There is a shift that happens in your 30s and again, more quietly, in your 40s. The things that used to make dressing feel good — novelty, trend-following, the pleasure of keeping up — gradually stop doing that job. The wardrobe that worked at 25 starts to feel like it belongs to someone else. And most people do not know what to replace it with, because no one tells you what style is supposed to be once it stops being about staying current.

What actually changes

The psychological research on adult identity development — from Erik Erikson's stages of identity through more recent work on adult self-concept — describes the 30s as a period of consolidation: you know more clearly who you are, you care less about performing a version of yourself for external approval, and you become more interested in authenticity than aspiration.

In clothing terms, this plays out as a reduced tolerance for wearing things that do not feel right. Things that were worn for social approval — because they were trendy, because they were what everyone in your circle was wearing, because they sent a particular signal — start to feel uncomfortable in a way they did not at 25. The wardrobe equivalent of imposter syndrome: you are wearing someone else's style.

This is not a crisis. It is a maturation. The problem is that most style advice is aimed at a 25-year-old — it is about what is current, what is new, what is aspirational. It does not have much to say to someone who has outgrown the need to be any of those things.

The move from trend to identity

The central shift in style from your 20s to your 30s and 40s is from trend-led to identity-led dressing. Trend-led dressing asks: what is right now? Identity-led dressing asks: what is mine?

Identity-led dressing does not mean ignoring trends. The 2026 trend cycle is full of things worth knowing about — a few will activate something you already own, and some will be genuinely useful additions. But the question changes from “should I be wearing this?” to “does this belong in my wardrobe specifically?” Your style archetype is the most reliable filter for this question — and it tends to become more legible with age, not less.

Quality over quantity: why it actually matters now

The “invest in quality” advice is everywhere, and it is usually given without enough explanation of why. The reason it matters more in your 30s and 40s is not financial — it is psychological.
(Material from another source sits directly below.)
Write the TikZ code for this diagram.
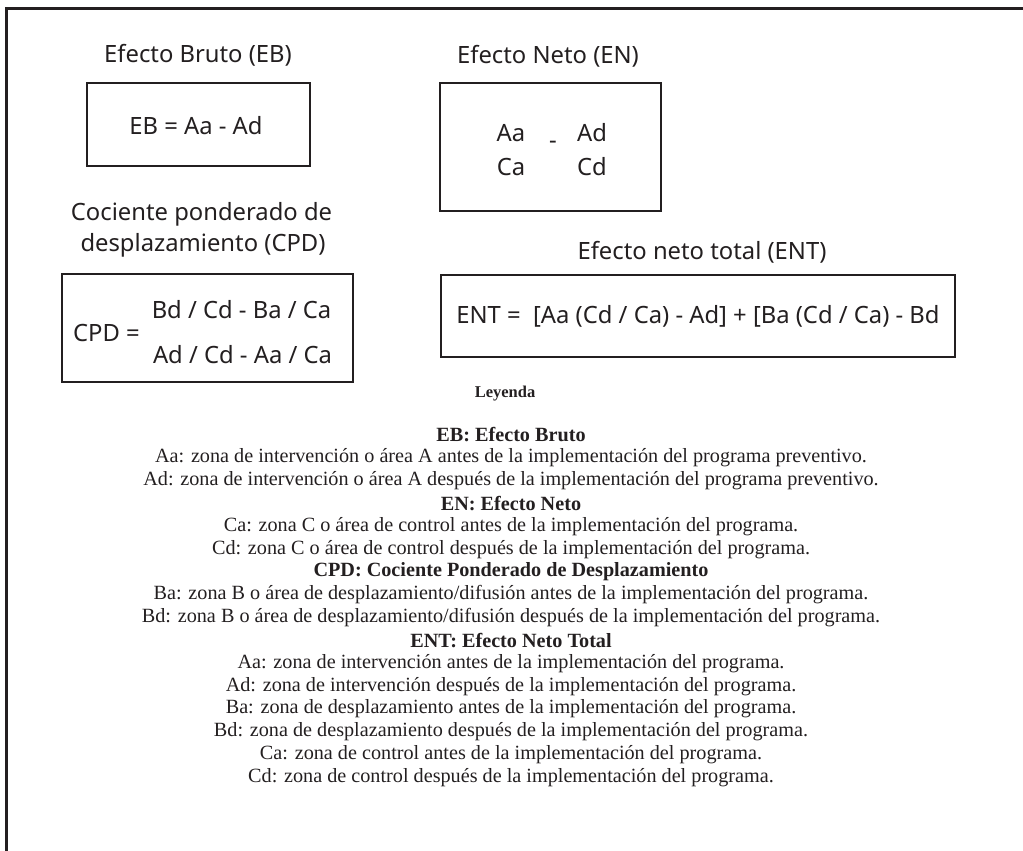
\documentclass[tikz,border=0pt]{standalone}
\usepackage{fontspec}
\setmainfont{Liberation Serif}
\newfontfamily\titlefont{Noto Sans}
\definecolor{ink}{HTML}{231F20}
\begin{document}
\begin{tikzpicture}[x=1pt,y=-1pt,
  ttl/.style={inner sep=0pt, text=ink, font=\titlefont\fontsize{23.8}{28}\selectfont},
  frm/.style={inner sep=0pt, text=ink, font=\titlefont\fontsize{23.8}{28}\selectfont},
  bx/.style={draw=ink, line width=2.5pt},
  leg/.style={inner sep=0pt, text=ink, font=\fontsize{20.2}{22}\selectfont},
  legb/.style={leg, font=\bfseries\fontsize{20.2}{22}\selectfont}]
\useasboundingbox (0,0) rectangle (1023,851);
% outer frame (open at right and bottom)
\draw[ink, line width=3pt] (6,851) -- (6,8.5) -- (1023,8.5);
% EB
\node[ttl] (tEB) at (198,55) {Efecto Bruto (EB)};
\draw[bx] (87,83) rectangle (310,166);
\node[frm] (fEB) at (196,126) {EB = Aa - Ad};
% EN
\node[ttl] (tEN) at (548,56) {Efecto Neto (EN)};
\draw[bx] (440,83) rectangle (661,211);
\node[frm] (aa) at (511,133) {Aa};
\node[frm] (ca) at (511,167) {Ca};
\node[frm] (ad) at (592,133) {Ad};
\node[frm] (cd) at (592,167) {Cd};
\node[frm] (mn) at (553,145) {-};
% CPD
\node[ttl] (tCPD1) at (201.5,214) {Cociente ponderado de};
\node[ttl] (tCPD2) at (203,245) {desplazamiento (CPD)};
\draw[bx] (62,274) rectangle (353,382);
\node[frm] (cpd) at (106.5,333) {CPD =};
\node[frm] (num) at (241.5,310) {Bd / Cd - Ba / Ca};
\node[frm] (den) at (242.5,355) {Ad / Cd - Aa / Ca};
% ENT
\node[ttl] (tENT) at (702,252) {Efecto neto total (ENT)};
\draw[bx] (441,275) rectangle (955,357);
\node[frm] (fENT) at (698,316) {ENT =~~[Aa (Cd / Ca) - Ad] + [Ba (Cd / Ca) - Bd};
% Legend
\node[legb, font=\bfseries\fontsize{16.5}{20}\selectfont] (ley) at (505,394) {Leyenda};
\node[legb] (l1) at (511,435) {EB: Efecto Bruto};
\node[leg] (l2) at (511,458) {Aa: zona de intervención o área A antes de la implementación del programa preventivo.};
\node[leg] (l3) at (511,481) {Ad: zona de intervención o área A después de la implementación del programa preventivo.};
\node[legb] (l4) at (511,504) {EN: Efecto Neto};
\node[leg] (l5) at (511,527) {Ca: zona C o área de control antes de la implementación del programa.};
\node[leg] (l6) at (511,550) {Cd: zona C o área de control después de la implementación del programa.};
\node[legb] (l7) at (511,572) {CPD: Cociente Ponderado de Desplazamiento};
\node[leg] (l8) at (511,595) {Ba: zona B o área de desplazamiento/difusión antes de la implementación del programa.};
\node[leg] (l9) at (511,618) {Bd: zona B o área de desplazamiento/difusión después de la implementación del programa.};
\node[legb] (l10) at (511,641) {ENT: Efecto Neto Total};
\node[leg] (l11) at (511,664) {Aa: zona de intervención antes de la implementación del programa.};
\node[leg] (l12) at (511,687) {Ad: zona de intervención después de la implementación del programa.};
\node[leg] (l13) at (511,709) {Ba: zona de desplazamiento antes de la implementación del programa.};
\node[leg] (l14) at (511,732) {Bd: zona de desplazamiento después de la implementación del programa.};
\node[leg] (l15) at (511,755) {Ca: zona de control antes de la implementación del programa.};
\node[leg] (l16) at (511,778) {Cd: zona de control después de la implementación del programa.};
\end{tikzpicture}
\end{document}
A small number of pieces that are genuinely good — that fit precisely, that feel right in the hand and on the body, that look as good in two years as they do now — require fewer decisions and generate less ambivalence than a larger number of pieces that are merely adequate.

The paradox of choice research by Barry Schwartz shows that fewer, better options produce more satisfaction than more, adequate options. This applies to wardrobes with particular force. A closet of forty pieces where twenty are genuinely right is a better decision environment than a closet of eighty pieces where thirty are genuinely right. The ratio is what matters, not the number.

The time problem

Most people in their 30s and 40s have less time for getting dressed than they did at 25 — not because mornings are shorter but because competing demands are greater. Children, careers, households: the morning decision arrives at the point of maximum cognitive load.

This is precisely where a well-structured wardrobe pays its most visible dividends. The decision environment concept — a small set of pieces where every item works with the others — is not an aesthetic philosophy in your 30s. It is a practical tool for surviving complicated mornings with your confidence intact.

Your autopilot outfits become more important, not less. The goal is not to expand what you can do with your wardrobe — it is to make the things you reliably do feel consistently right.

The identity audit

The practical first step for anyone who feels their wardrobe has fallen behind who they have become: pull out everything you have worn in the last three months and look at it together. This is your actual current wardrobe — not what you own, but what you live in.

Ask two questions about it. First: is this who I am? Does this collection of pieces represent the person I actually am now — not at 25, not aspirationally, but at this specific age and life stage? Second: what is missing that would make this feel complete? Not more — more specific. The gap between who you are now and what your wardrobe reflects is where the next investment belongs.

Style does not decline with age. It concentrates. The people who are best dressed in their 40s and 50s are almost always people who stopped trying to be current and started being entirely themselves. That is not a consolation prize. That is the destination.